The millionaire author was on the stand for the second day, defending his work against a copyright infringement suit brought by Michael Baigent and Richard Leigh, authors of a 1982 nonfiction book, "The Holy Blood and the Holy Grail."
The suit is not against Brown, but his publisher Random House, which also published "The Holy Blood and the Holy Grail."
"The Da Vinci Code" is still a bestseller, and "The Holy Blood and the Holy Grail" has seen sales soar 1,000 percent. Even attendance on a London walking tour of "Code"-related sites has been up.
One walker expressed some cynicism to MacVicar, saying, "The only winner in this is the publishing company. They're the ones going to be selling books like crazy."
Much of Tuesday morning's testimony was taken up with questions about markings and underlinings in Brown's copy of "The Holy Blood and the Holy Grail."
In the months after the publication of "The Da Vinci Code," which has sold more than 40 million copies, Brown said he had to go back to his research to answer questions posed by readers while on tour.
Among the books he consulted was "The Holy Blood and the Holy Grail."
"I am a novelist, not a historian," Brown said. "I needed to go back, so I could defend the work."
Brown, who had published two earlier novels, said he was nearly overwhelmed by response to the religious thriller.

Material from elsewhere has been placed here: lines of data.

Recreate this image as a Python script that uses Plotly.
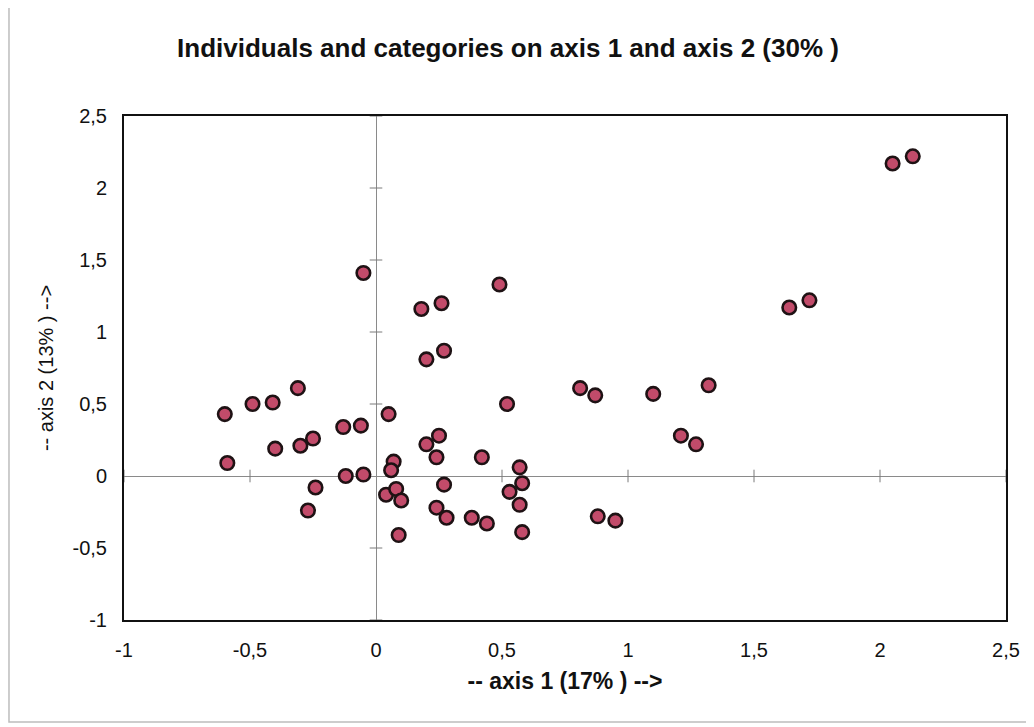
import plotly.graph_objects as go

# --- data ---
axis1 = [2.05, 2.13, -0.05, 0.18, 0.26, 0.49, 1.64, 1.72, 0.20, 0.27,
         -0.31, -0.41, -0.49, -0.60, 0.05, -0.06, -0.13, -0.25, -0.30, -0.40,
         -0.59, 0.52, 0.81, 0.87, 1.10, 1.32, 1.21, 1.27, 0.20, 0.25,
         0.24, 0.42, 0.07, 0.06, -0.12, -0.05, 0.57, 0.58, 0.53, 0.57,
         0.27, 0.04, 0.08, 0.10, -0.24, -0.27, 0.24, 0.28, 0.38, 0.44,
         0.58, 0.09, 0.88, 0.95]
axis2 = [2.17, 2.22, 1.41, 1.16, 1.20, 1.33, 1.17, 1.22, 0.81, 0.87,
         0.61, 0.51, 0.50, 0.43, 0.43, 0.35, 0.34, 0.26, 0.21, 0.19,
         0.09, 0.50, 0.61, 0.56, 0.57, 0.63, 0.28, 0.22, 0.22, 0.28,
         0.13, 0.13, 0.10, 0.04, 0.00, 0.01, 0.06, -0.05, -0.11, -0.20,
         -0.06, -0.13, -0.09, -0.17, -0.08, -0.24, -0.22, -0.29, -0.29, -0.33,
         -0.39, -0.41, -0.28, -0.31]

x_ticks = [-1, -0.5, 0, 0.5, 1, 1.5, 2, 2.5]
y_ticks = [-1, -0.5, 0, 0.5, 1, 1.5, 2, 2.5]
tick_labels = ["-1", "-0,5", "0", "0,5", "1", "1,5", "2", "2,5"]

title_text = "Individuals and categories on axis 1 and axis 2 (30% )"
x_title = "-- axis 1 (17% ) -->"
y_title = "-- axis 2 (13% ) -->"

FONT = "Liberation Sans, Arial, sans-serif"
INK = "#111111"

fig = go.Figure()

# tick marks drawn on the zero lines (Excel style crossing axes)
fig.add_trace(go.Scatter(
    x=[t for t in x_ticks if t != 0], y=[0] * (len(x_ticks) - 1),
    mode="markers", hoverinfo="skip", showlegend=False,
    marker=dict(symbol="line-ns", size=9, line=dict(color="#7a7a7a", width=1)),
))
fig.add_trace(go.Scatter(
    x=[0] * (len(y_ticks) - 1), y=[t for t in y_ticks if t != 0],
    mode="markers", hoverinfo="skip", showlegend=False,
    marker=dict(symbol="line-ew", size=9, line=dict(color="#7a7a7a", width=1)),
))

fig.add_trace(go.Scatter(
    x=axis1, y=axis2, mode="markers", showlegend=False,
    marker=dict(size=13.5, color="#c24b6a",
                line=dict(color="#1e1214", width=2.6)),
))

# the page has an 8px body margin, so the figure is sized to fill the rest
fig.update_layout(
    width=1026, height=719,
    paper_bgcolor="white", plot_bgcolor="white",
    margin=dict(l=116, r=28, t=108, b=107),
    font=dict(family=FONT, size=20, color=INK),
    title=dict(text="<b>" + title_text + "</b>", x=500 / 1026, xanchor="center",
               y=1 - 40 / 719, yanchor="middle",
               font=dict(family=FONT, size=26, color=INK)),
    showlegend=False,
    shapes=[dict(type="rect", xref="paper", yref="paper",
                 x0=-0.1304, x1=1.0238, y0=-0.2024, y1=1.2202,
                 line=dict(color="#bdbdbd", width=1.5), layer="below")],
)

fig.update_xaxes(
    range=[-1, 2.5], tickvals=x_ticks, ticktext=tick_labels,
    showgrid=False, zeroline=True, zerolinecolor="#8a8a8a", zerolinewidth=1,
    showline=True, mirror=True, linecolor=INK, linewidth=2,
    ticks="", ticklabelstandoff=11,
    tickfont=dict(family=FONT, size=20, color=INK),
    title=dict(text="<b>" + x_title + "</b>", standoff=13,
               font=dict(family=FONT, size=23, color=INK)),
)
fig.update_yaxes(
    range=[-1, 2.5], tickvals=y_ticks, ticktext=tick_labels,
    showgrid=False, zeroline=True, zerolinecolor="#8a8a8a", zerolinewidth=1,
    showline=True, mirror=True, linecolor=INK, linewidth=2,
    ticks="", ticklabelstandoff=11,
    tickfont=dict(family=FONT, size=20, color=INK),
    title=dict(text=y_title, standoff=14,
               font=dict(family=FONT, size=20, color=INK)),
)

fig.write_html("out.html")
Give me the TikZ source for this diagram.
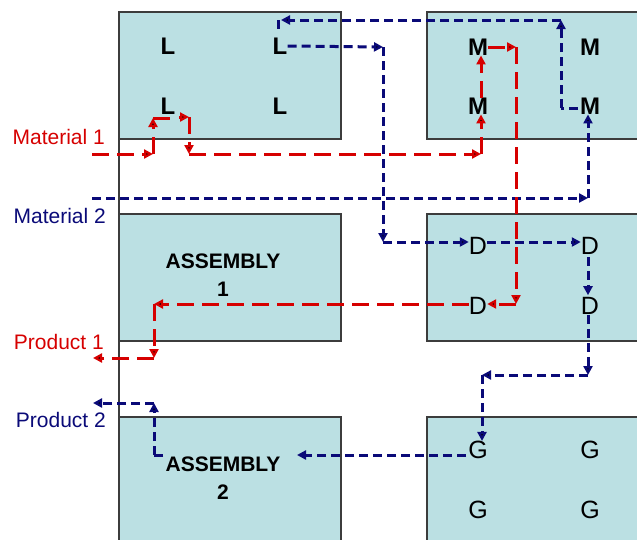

"What happened when 'The Da Vinci Code' came out was totally foreign to me," Brown said.
"When I published 'Angels and Demons' I would go to bookstores and give talks, and there would be five or six people in the audience — and three people were bookstore owners who had taken off their badges so I wouldn't feel bad.
"When 'The Da Vinci Code' came out, I was suddenly talking to 300 or 400 people."